The deterministic planner in this lesson
We do not call a model in this lesson. The lesson ships a deterministic planner that picks a plan based on last_error.
last_error is None -> emit a four-step plan
last_error matches X -> emit a three-step plan that routes around X
last_error matches Y -> emit a two-step plan that gives up gracefully
otherwise -> return [] (signals nothing to replan)This is enough to test the executor's behavior on every transition path: success, replan-once, replan-twice, replan-exhaustion, and step-budget exhaustion.
Result shape
SessionResult
status : "completed" | "failed"
reason : str ("goal_met" | "step_budget" | "replan_budget" | "no_plan")
history : list[Step]
revisions : list[PlanDiff]
events : list[Event]The harness loop from lesson twenty can read this directly. The dispatcher from lesson twenty-three is what executes each step. The registry from lesson twenty-one validates each step's args. The transport from lesson twenty-two would surface this whole flow over JSON-RPC to a model client.
How to read the code
code/main.py defines PlanExecuteAgent, Step, PlanDiff, SessionResult, and the deterministic planner. The executor is a single run(goal) method that returns a SessionResult. The plan diff is computed by comparing step ids and (tool_name, args) tuples.

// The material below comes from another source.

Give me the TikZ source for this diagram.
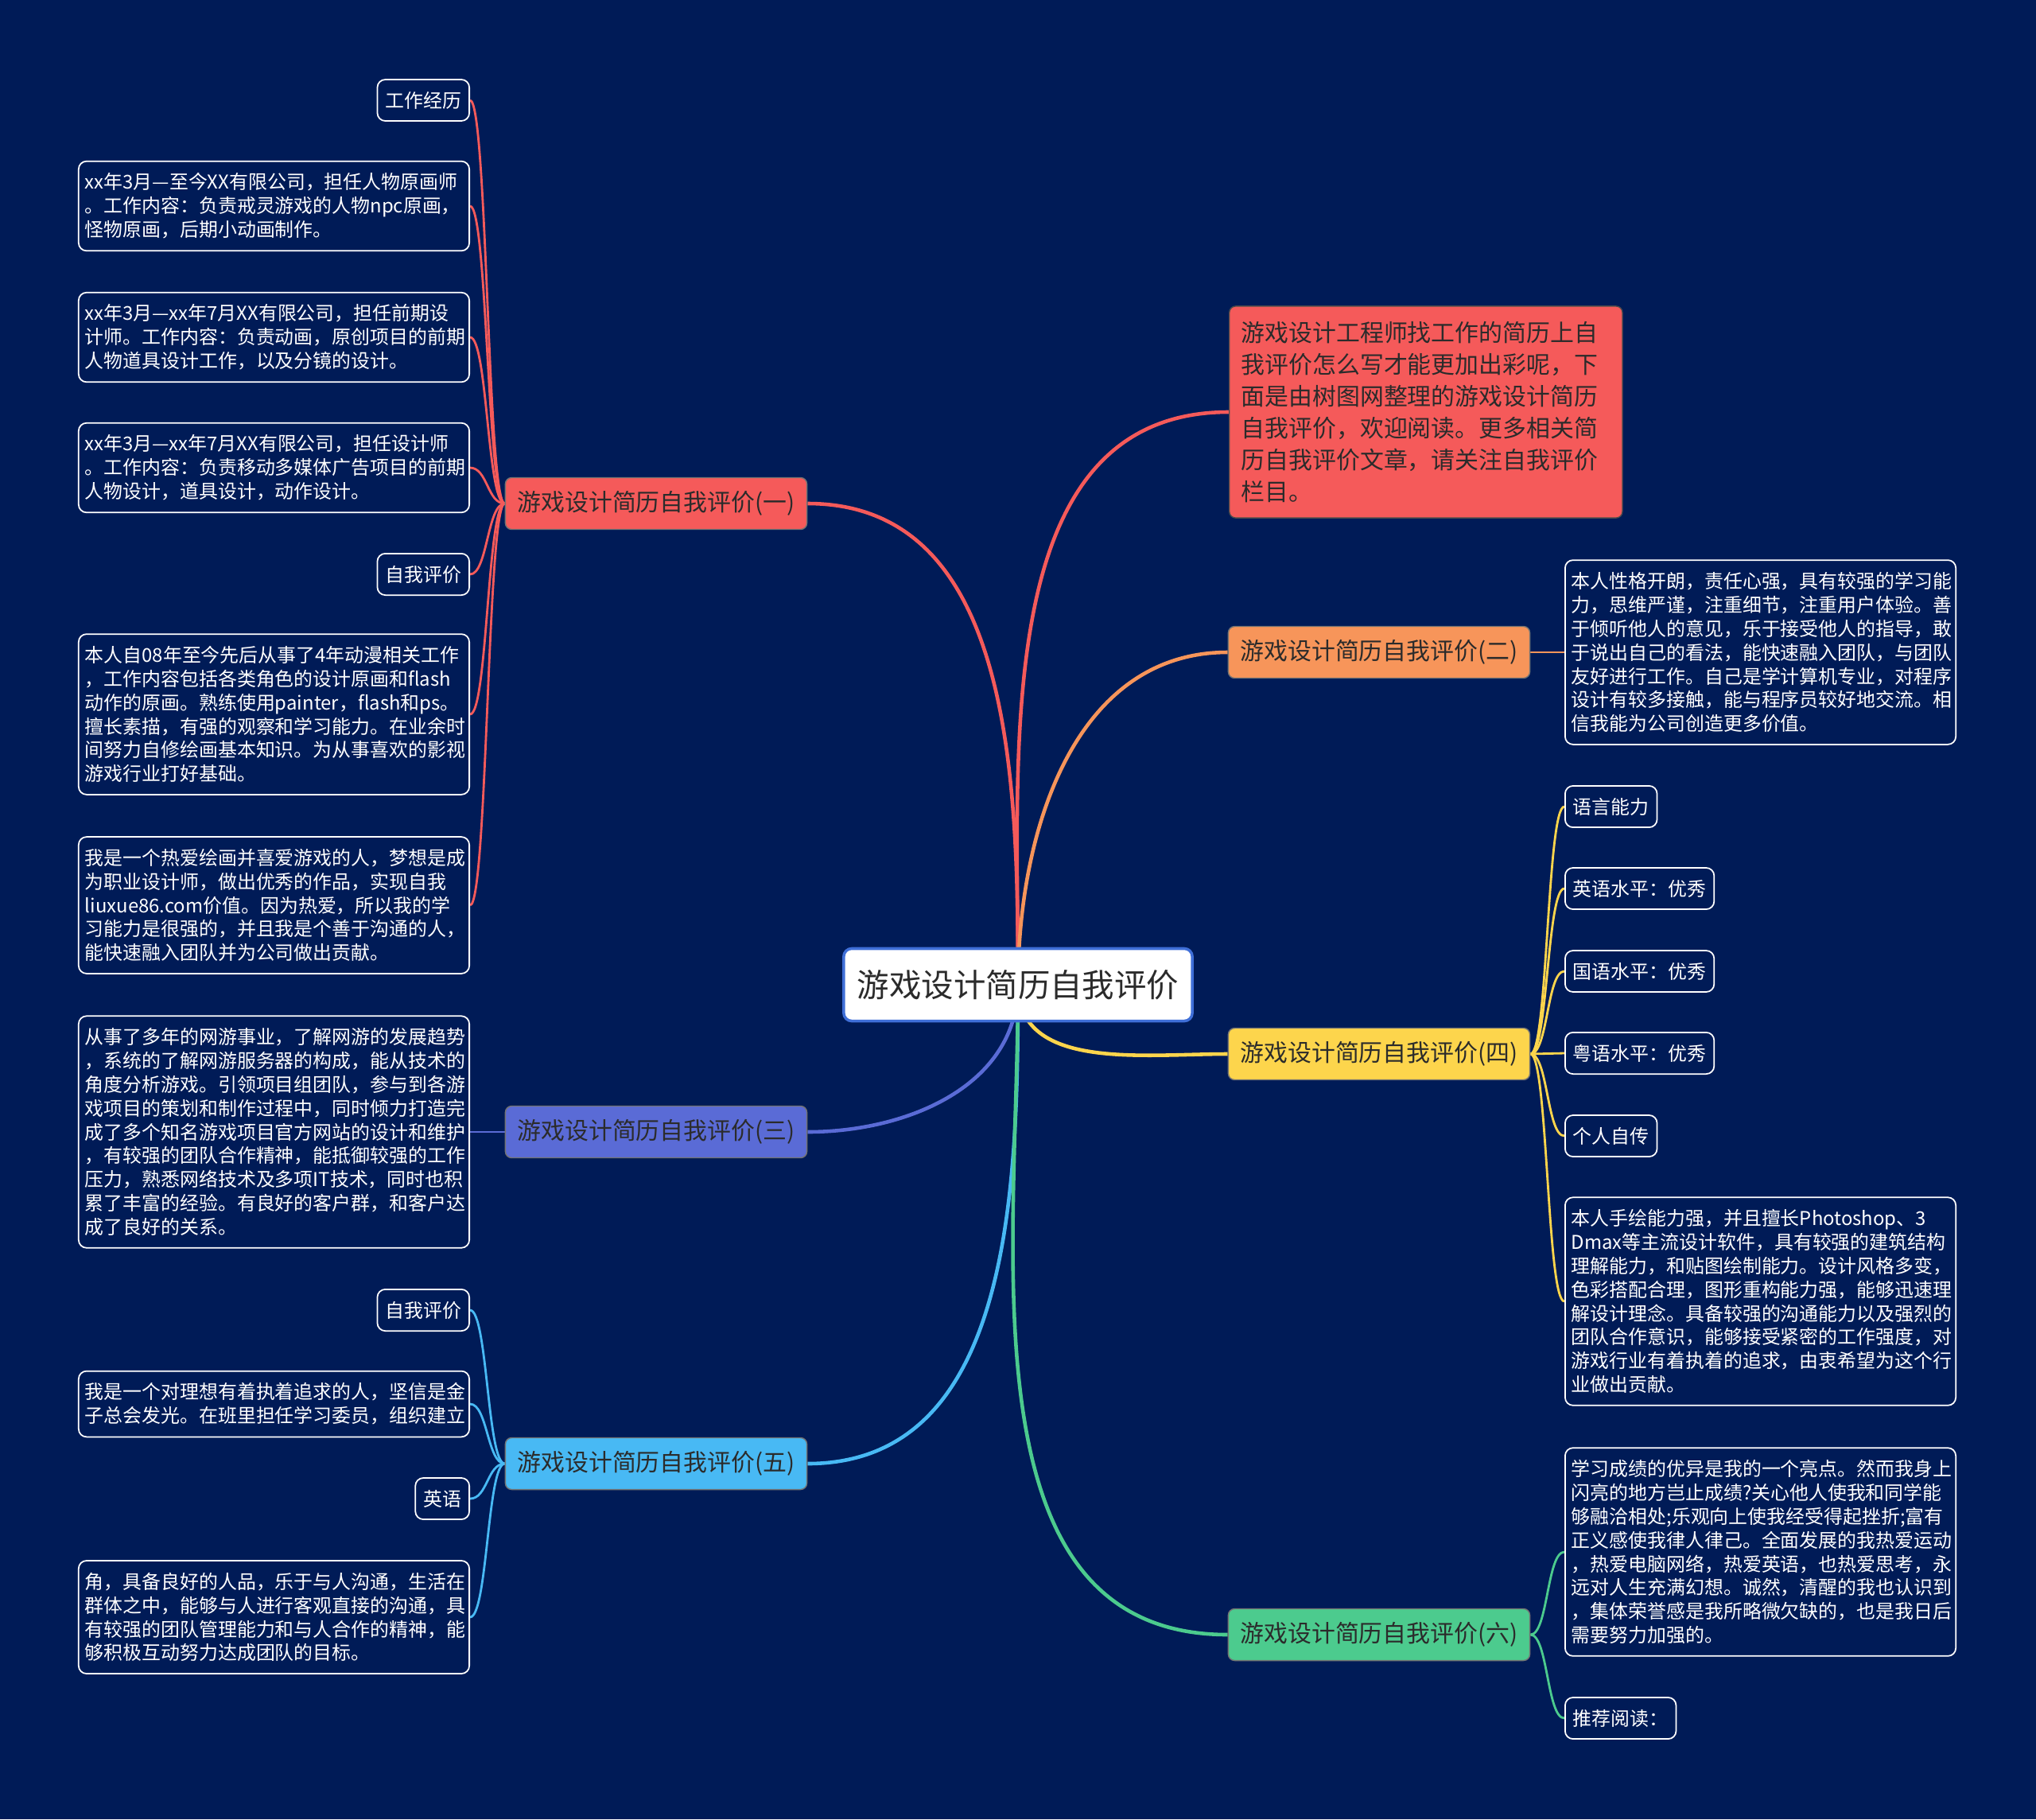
\documentclass[tikz,border=0pt]{standalone}
\usepackage{fontspec}
\setmainfont{Noto Sans CJK SC}
\usepackage{xcolor}
\definecolor{bgnavy}{HTML}{001B57}
\definecolor{secred}{HTML}{F55A5A}
\definecolor{secorange}{HTML}{F7955A}
\definecolor{secindigo}{HTML}{5A6BD6}
\definecolor{secyellow}{HTML}{FDD54C}
\definecolor{secsky}{HTML}{48B9F4}
\definecolor{secgreen}{HTML}{4CCB8E}
\definecolor{rootblue}{HTML}{3F6FD8}
\definecolor{inkdark}{HTML}{2B2B2B}
\pgfdeclarelayer{back}
\pgfdeclarelayer{wires}
\pgfsetlayers{back,wires,main}

\begin{document}
\begin{tikzpicture}[x=0.01cm, y=-0.01cm,
    rootbox/.style={draw=rootblue, line width=1pt, fill=white, rounded corners=0.1cm, minimum width=4.38cm, minimum height=0.91cm, text=inkdark, font=\fontsize{11.5}{13}\selectfont},
    secbox/.style={fill=#1, draw=black!55, line width=0.4pt, rounded corners=0.08cm, minimum width=3.79cm, minimum height=0.65cm, text=inkdark, font=\fontsize{8.5}{10}\selectfont},
    introbox/.style={fill=secred, draw=black!70, line width=0.4pt, rounded corners=0.08cm, text width=4.64cm, minimum height=2.66cm, inner xsep=0.15cm, inner ysep=0.18cm, align=left, text=inkdark, font=\fontsize{8.5}{11.4}\selectfont},
    leaf/.style={draw=white, line width=0.5pt, fill=bgnavy, text=white, rounded corners=0.1cm, inner xsep=0.1cm, inner ysep=0.15cm, align=left, font=\fontsize{6.8}{8.5}\selectfont},
    wideleaf/.style={leaf, inner xsep=0.08cm, text width=4.75cm},
    trunk/.style={draw=#1, line width=1.3pt},
    twig/.style={draw=#1, line width=0.8pt}]
    \useasboundingbox (0,0) rectangle (2560,2287);
    \begin{pgfonlayer}{back}
        \fill[bgnavy] (0,0) rectangle (2560,2287);
    \end{pgfonlayer}

    % Centre and sections
    \node[rootbox] (root) at (1280,1238) {游戏设计简历自我评价};
    \node[introbox, anchor=west] (intro) at (1545,518) {游戏设计工程师找工作的简历上自\\我评价怎么写才能更加出彩呢，下\\面是由树图网整理的游戏设计简历\\自我评价，欢迎阅读。更多相关简\\历自我评价文章，请关注自我评价\\栏目。};
    \node[secbox=secred] (s1) at (825,633) {游戏设计简历自我评价(一)};
    \node[secbox=secorange] (s2) at (1734,820) {游戏设计简历自我评价(二)};
    \node[secbox=secindigo] (s3) at (825,1423) {游戏设计简历自我评价(三)};
    \node[secbox=secyellow] (s4) at (1734,1325) {游戏设计简历自我评价(四)};
    \node[secbox=secsky] (s5) at (825,1840) {游戏设计简历自我评价(五)};
    \node[secbox=secgreen] (s6) at (1734,2055) {游戏设计简历自我评价(六)};

    % Section one
    \node[leaf, anchor=east] (a1) at (591,126) {工作经历};
    \node[wideleaf, anchor=east] (a2) at (591,259) {xx年3月—至今XX有限公司，担任人物原画师\\。工作内容：负责戒灵游戏的人物npc原画，\\怪物原画，后期小动画制作。};
    \node[wideleaf, anchor=east] (a3) at (591,424) {xx年3月—xx年7月XX有限公司，担任前期设\\计师。工作内容：负责动画，原创项目的前期\\人物道具设计工作，以及分镜的设计。};
    \node[wideleaf, anchor=east] (a4) at (591,588) {xx年3月—xx年7月XX有限公司，担任设计师\\。工作内容：负责移动多媒体广告项目的前期\\人物设计，道具设计，动作设计。};
    \node[leaf, anchor=east] (a5) at (591,722) {自我评价};
    \node[wideleaf, anchor=east] (a6) at (591,898) {本人自08年至今先后从事了4年动漫相关工作\\，工作内容包括各类角色的设计原画和flash\\动作的原画。熟练使用painter，flash和ps。\\擅长素描，有强的观察和学习能力。在业余时\\间努力自修绘画基本知识。为从事喜欢的影视\\游戏行业打好基础。};
    \node[wideleaf, anchor=east] (a7) at (591,1138) {我是一个热爱绘画并喜爱游戏的人，梦想是成\\为职业设计师，做出优秀的作品，实现自我\\liuxue86.com价值。因为热爱，所以我的学\\习能力是很强的，并且我是个善于沟通的人，\\能快速融入团队并为公司做出贡献。};

    % Section two
    \node[wideleaf, anchor=west] (b1) at (1967,820) {本人性格开朗，责任心强，具有较强的学习能\\力，思维严谨，注重细节，注重用户体验。善\\于倾听他人的意见，乐于接受他人的指导，敢\\于说出自己的看法，能快速融入团队，与团队\\友好进行工作。自己是学计算机专业，对程序\\设计有较多接触，能与程序员较好地交流。相\\信我能为公司创造更多价值。};

    % Section three
    \node[wideleaf, anchor=east] (c1) at (591,1423) {从事了多年的网游事业，了解网游的发展趋势\\，系统的了解网游服务器的构成，能从技术的\\角度分析游戏。引领项目组团队，参与到各游\\戏项目的策划和制作过程中，同时倾力打造完\\成了多个知名游戏项目官方网站的设计和维护\\，有较强的团队合作精神，能抵御较强的工作\\压力，熟悉网络技术及多项IT技术，同时也积\\累了丰富的经验。有良好的客户群，和客户达\\成了良好的关系。};

    % Section four
    \node[leaf, anchor=west] (d1) at (1967,1014) {语言能力};
    \node[leaf, anchor=west] (d2) at (1967,1117) {英语水平：优秀};
    \node[leaf, anchor=west] (d3) at (1967,1221) {国语水平：优秀};
    \node[leaf, anchor=west] (d4) at (1967,1324) {粤语水平：优秀};
    \node[leaf, anchor=west] (d5) at (1967,1428) {个人自传};
    \node[wideleaf, anchor=west] (d6) at (1967,1636) {本人手绘能力强，并且擅长Photoshop、3\\Dmax等主流设计软件，具有较强的建筑结构\\理解能力，和贴图绘制能力。设计风格多变，\\色彩搭配合理，图形重构能力强，能够迅速理\\解设计理念。具备较强的沟通能力以及强烈的\\团队合作意识，能够接受紧密的工作强度，对\\游戏行业有着执着的追求，由衷希望为这个行\\业做出贡献。};

    % Section five
    \node[leaf, anchor=east] (e1) at (591,1647) {自我评价};
    \node[wideleaf, anchor=east] (e2) at (591,1765) {我是一个对理想有着执着追求的人，坚信是金\\子总会发光。在班里担任学习委员，组织建立};
    \node[leaf, anchor=east] (e3) at (591,1884) {英语};
    \node[wideleaf, anchor=east] (e4) at (591,2033) {角，具备良好的人品，乐于与人沟通，生活在\\群体之中，能够与人进行客观直接的沟通，具\\有较强的团队管理能力和与人合作的精神，能\\够积极互动努力达成团队的目标。};

    % Section six
    \node[wideleaf, anchor=west] (f1) at (1967,1951) {学习成绩的优异是我的一个亮点。然而我身上\\闪亮的地方岂止成绩?关心他人使我和同学能\\够融洽相处;乐观向上使我经受得起挫折;富有\\正义感使我律人律己。全面发展的我热爱运动\\，热爱电脑网络，热爱英语，也热爱思考，永\\远对人生充满幻想。诚然，清醒的我也认识到\\，集体荣誉感是我所略微欠缺的，也是我日后\\需要努力加强的。};
    \node[leaf, anchor=west] (f2) at (1967,2160) {推荐阅读：};

    \begin{pgfonlayer}{wires}
        % Root to sections
        \draw[trunk=secred] (root.center) to[out=90,in=180] (intro.west);
        \draw[trunk=secred] (root.center) to[out=90,in=0] (s1.east);
        \draw[trunk=secorange] (root.center) to[out=90,in=180] (s2.west);
        \draw[trunk=secindigo] (root.center) to[out=-90,in=0] (s3.east);
        \draw[trunk=secyellow] (root.center) to[out=-90,in=180] (s4.west);
        \draw[trunk=secsky] (root.center) to[out=-90,in=0] (s5.east);
        \draw[trunk=secgreen] (root.center) to[out=-90,in=180] (s6.west);

        % Sections to details
        \foreach \leafname in {a1,a2,a3,a4,a5,a6,a7}
            \draw[twig=secred] (s1.west) .. controls +(-22,0) and +(22,0) .. (\leafname.east);
        \draw[twig=secorange] (s2.east) -- (b1.west);
        \draw[twig=secindigo] (s3.west) -- (c1.east);
        \foreach \leafname in {d1,d2,d3,d4,d5,d6}
            \draw[twig=secyellow] (s4.east) .. controls +(22,0) and +(-22,0) .. (\leafname.west);
        \foreach \leafname in {e1,e2,e3,e4}
            \draw[twig=secsky] (s5.west) .. controls +(-22,0) and +(22,0) .. (\leafname.east);
        \foreach \leafname in {f1,f2}
            \draw[twig=secgreen] (s6.east) .. controls +(22,0) and +(-22,0) .. (\leafname.west);
    \end{pgfonlayer}
\end{tikzpicture}
\end{document}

code/tests/test_agent.py covers a linear success, a mid-plan failure that replans once, replan exhaustion that returns failed:replan_budget, step-budget exhaustion, and the plan-diff event format.
Going further
Two extensions you will want once you wire this to a real model. First, partial-plan caching: when a plan succeeds for the first three of six steps and then fails, you do not want to re-run the first three. The executor already keeps history; the planner just needs to read it. Second, parallel branches: the current executor is strictly sequential. A planner that emits an independent branch (gather_step instead of next_step) can run two tool calls concurrently through the dispatcher.
Both add real complexity. Both are easier to add once the linear executor is pinned. That is what this lesson does.